Shanagolden is an unincorporated community located in the town of Shanagolden, Ashland County, Wisconsin, United States. Shanagolden is located on the East Fork Chippewa River, 10 mi northwest of Butternut.

==History==
In 1901 the newly formed Nash Lumber Company bought 40,000 acres of timber in southern Ashland and Sawyer county. In 1902 and 1903 they selected a site along the Chippewa River and built a sawmill, a boarding house, a store which later housed the post office, homes for workers, a schoolhouse, and a four-mile railroad branch which connected to the Wisconsin Central line at Glidden. The plant consisted of a sawmill, a planing mill and a shingle mill.

The little mill town in northern Wisconsin was named "Shanagolden" after the fishing village in County Limerick, Ireland from which the Nashes' ancestors came. Unusual for the time, the Nashes preserved virgin timber around town for the looks. And they let workers buy lots and build their own homes as they chose, so the two streets weren't lined with identical boxes. The Nashes themselves had the Milwaukee architect Alexander Eschweiler design one of their homes and the meeting house/reading room of the Shanagolden Improvement Club, a women's club.
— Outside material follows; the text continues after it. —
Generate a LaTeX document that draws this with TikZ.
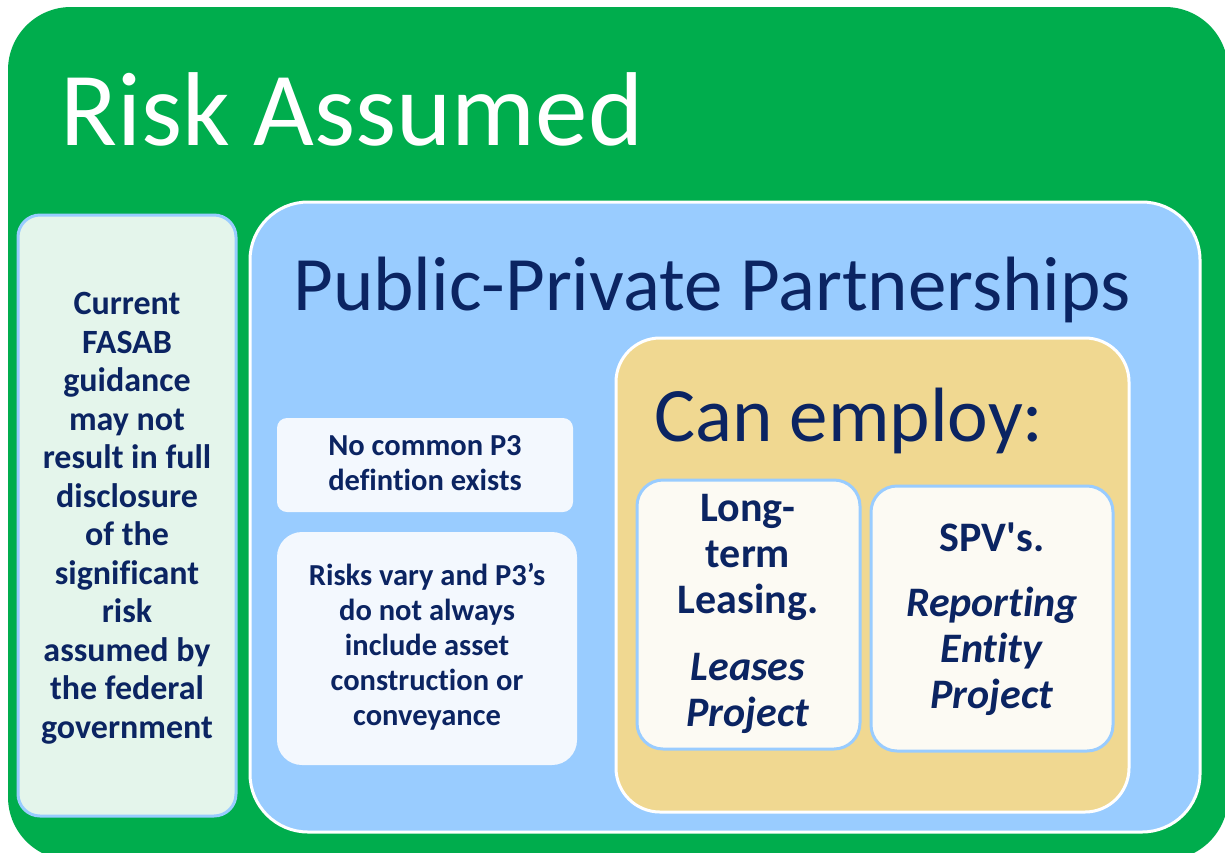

Recreation included picnics, fairs, parties, fishing, hunting, baseball, trap shooting, card parties, and covert drinking at the livery stable. (The town was officially dry.)
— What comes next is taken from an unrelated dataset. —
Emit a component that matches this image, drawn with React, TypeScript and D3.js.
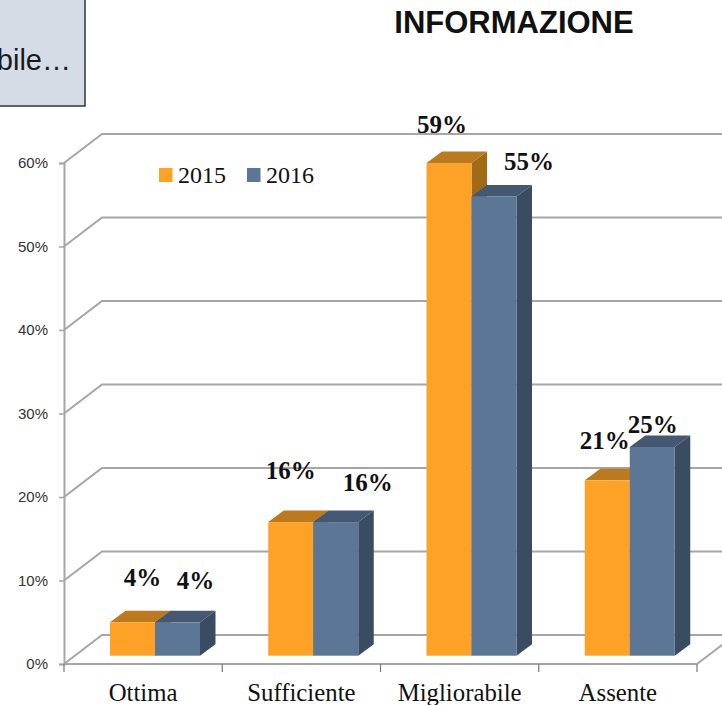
import * as d3 from "d3";
import { useEffect, useRef } from "react";

const categories = ["Ottima", "Sufficiente", "Migliorabile", "Assente"];
const years = ["2015", "2016"];
const values2015 = [4, 16, 59, 21];
const values2016 = [4, 16, 55, 25];
const yTicks = [0, 10, 20, 30, 40, 50, 60];

// label nudges from the centre of each bar's top edge (hand placed in the original)
const labelNudge2015 = [[10, -36], [0, -43], [-7, -30], [-2.5, -31]];
const labelNudge2016 = [[18, -33], [32, -31], [35, -26], [0.5, -14]];

const width = 722;
const height = 705;
const plotLeft = 64;
const plotRight = 697;
const depthX = 38;
const depthY = 29;
const barDepthX = 15.5;
const barDepthY = 11.5;
const gridColor = "#a6a6a6";

const palette = [
  { front: "#fda127", top: "#bc7a1e", side: "#a16a16" },
  { front: "#5b7795", top: "#445871", side: "#3a4c62" },
];

export default function App() {
  const svgRef = useRef<SVGSVGElement>(null);

  useEffect(() => {
    const svg = d3.select(svgRef.current);
    svg.selectAll("*").remove();

    const x = d3.scaleBand().domain(categories).range([plotLeft, plotRight]);
    const y = d3.scaleLinear().domain([0, 60]).range([664, 163]);
    const barX = d3.scaleBand().domain(years).range([46, 136]);
    const barBase = -8.3;

    // text box cut off by the page edge
    svg.append("rect")
      .attr("x", -10).attr("y", -10)
      .attr("width", 95).attr("height", 116)
      .attr("fill", "#d6dce6")
      .attr("stroke", "#333").attr("stroke-width", 1.5);
    svg.append("text")
      .attr("x", 71).attr("y", 70)
      .attr("text-anchor", "end")
      .attr("font-family", "Liberation Sans")
      .attr("font-size", 29)
      .attr("fill", "#1a1a1a")
      .text("bile…");

    svg.append("text")
      .attr("x", 514).attr("y", 33)
      .attr("text-anchor", "middle")
      .attr("font-family", "Liberation Sans")
      .attr("font-weight", "bold")
      .attr("font-size", 31)
      .attr("fill", "#111")
      .text("INFORMAZIONE");

    // 3D walls
    const grid = svg.append("g")
      .attr("fill", "none")
      .attr("stroke", gridColor)
      .attr("stroke-width", 2);
    yTicks.forEach((t) => {
      grid.append("path")
        .attr("d", `M${plotLeft},${y(t)}L${plotLeft + depthX},${y(t) - depthY}L${width + 5},${y(t) - depthY}`);
    });
    grid.append("path")
      .attr("d", `M${plotRight},${y(0)}L${plotRight + depthX},${y(0) - depthY}`);

    // axes
    const yAxis = d3.axisLeft(y)
      .tickValues(yTicks)
      .tickFormat((d) => `${d}%`)
      .tickSize(5)
      .tickPadding(11);
    const yG = svg.append("g")
      .attr("transform", `translate(${plotLeft},0)`)
      .call(yAxis);
    yG.select(".domain").attr("stroke", gridColor).attr("stroke-width", 2);
    yG.selectAll(".tick line").attr("stroke", gridColor).attr("stroke-width", 1.5);
    yG.selectAll("text")
      .attr("font-family", "Liberation Sans")
      .attr("font-size", 15)
      .attr("fill", "#333");

    const xG = svg.append("g")
      .attr("transform", `translate(0,${y(0)})`);
    xG.append("line")
      .attr("x1", plotLeft).attr("x2", plotRight)
      .attr("stroke", gridColor).attr("stroke-width", 2);
    [...categories.map((c) => x(c)!), plotRight].forEach((px) => {
      xG.append("line")
        .attr("x1", px).attr("x2", px)
        .attr("y1", 0).attr("y2", 8)
        .attr("stroke", "#777").attr("stroke-width", 1.2);
    });
    xG.selectAll("text.cat")
      .data(categories)
      .enter()
      .append("text")
      .attr("class", "cat")
      .attr("x", (d) => x(d)! + x.bandwidth() / 2)
      .attr("y", 37)
      .attr("text-anchor", "middle")
      .attr("font-family", "Liberation Serif")
      .attr("font-size", 24.8)
      .attr("fill", "#111")
      .text((d) => d);

    // bars, back to front so the 2016 block covers the 2015 side
    const series = [values2015, values2016];
    categories.forEach((c, ci) => {
      years.forEach((yr, si) => {
        const v = series[si][ci];
        const x0 = x(c)! + barX(yr)!;
        const x1 = x0 + barX.bandwidth();
        const top = y(v) + barBase;
        const bottom = y(0) + barBase;
        const col = palette[si];
        svg.append("path")
          .attr("d", `M${x1},${top}L${x1 + barDepthX},${top - barDepthY}L${x1 + barDepthX},${bottom - barDepthY}L${x1},${bottom}Z`)
          .attr("fill", col.side);
        svg.append("path")
          .attr("d", `M${x0},${top}L${x0 + barDepthX},${top - barDepthY}L${x1 + barDepthX},${top - barDepthY}L${x1},${top}Z`)
          .attr("fill", col.top);
        svg.append("rect")
          .attr("x", x0).attr("y", top)
          .attr("width", x1 - x0).attr("height", bottom - top)
          .attr("fill", col.front);
      });
    });

    // data labels go on top of everything
    [labelNudge2015, labelNudge2016].forEach((nudge, si) => {
      categories.forEach((c, ci) => {
        const v = series[si][ci];
        svg.append("text")
          .attr("x", x(c)! + barX(years[si])! + barX.bandwidth() / 2 + nudge[ci][0])
          .attr("y", y(v) + barBase + nudge[ci][1])
          .attr("text-anchor", "middle")
          .attr("font-family", "Liberation Serif")
          .attr("font-weight", "bold")
          .attr("font-size", 25)
          .attr("fill", "#111")
          .text(`${v}%`);
      });
    });

    // legend
    const legend = svg.append("g");
    const legendX = d3.scalePoint().domain(years).range([159, 247]);
    years.forEach((yr, si) => {
      legend.append("rect")
        .attr("x", legendX(yr)!).attr("y", 168)
        .attr("width", 13.5).attr("height", 14)
        .attr("fill", palette[si].front);
      legend.append("text")
        .attr("x", legendX(yr)! + 19).attr("y", 183)
        .attr("font-family", "Liberation Serif")
        .attr("font-size", 24)
        .attr("fill", "#111")
        .text(yr);
    });
  }, []);

  return (
    <svg
      ref={svgRef}
      width={width}
      height={height}
      style={{ position: "absolute", left: 0, top: 0, background: "#fff" }}
    />
  );
}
In the winter of 1905-06 Nash had six camps with about 600 men logging in the surrounding forests. The mill employed 250 men and 300 to 350 people lived in the town. But despite glowing accounts of the operation in the newspapers, it was losing money.

In June 1907 the sawmill burned. The people saved the planing mill and the wood piles. There was talk of rebuilding, and that summer the company improved some of its buildings, but the sawmill was not rebuilt and most employees were laid off in November.

After a couple years the Mellen Lumber Company bought the mill at Shanagolden and much of the surrounding timber. They built a new shingle mill and resumed reduced operations. Then in 1912 the Mellen Company consolidated, moving the operations from Shanagolden into Glidden. Most of the workers moved too, and some of the homes were moved to Glidden on railcars and on horse-drawn sleighs in winter.

In 1916 the Ashland Farm Land Company bought the Nash buildings and 40,000 acres of surrounding cutover land, planning to sell the land to Bohemian farmers from Iowa and Illinois. They sold some 40 to 160 acre farms, going for $5 to $7 per acre, but the land was hard to farm. Major logging ended in 1919, the Soo Line abandoned the rail line to Glidden by 1925, and the town gradually withered.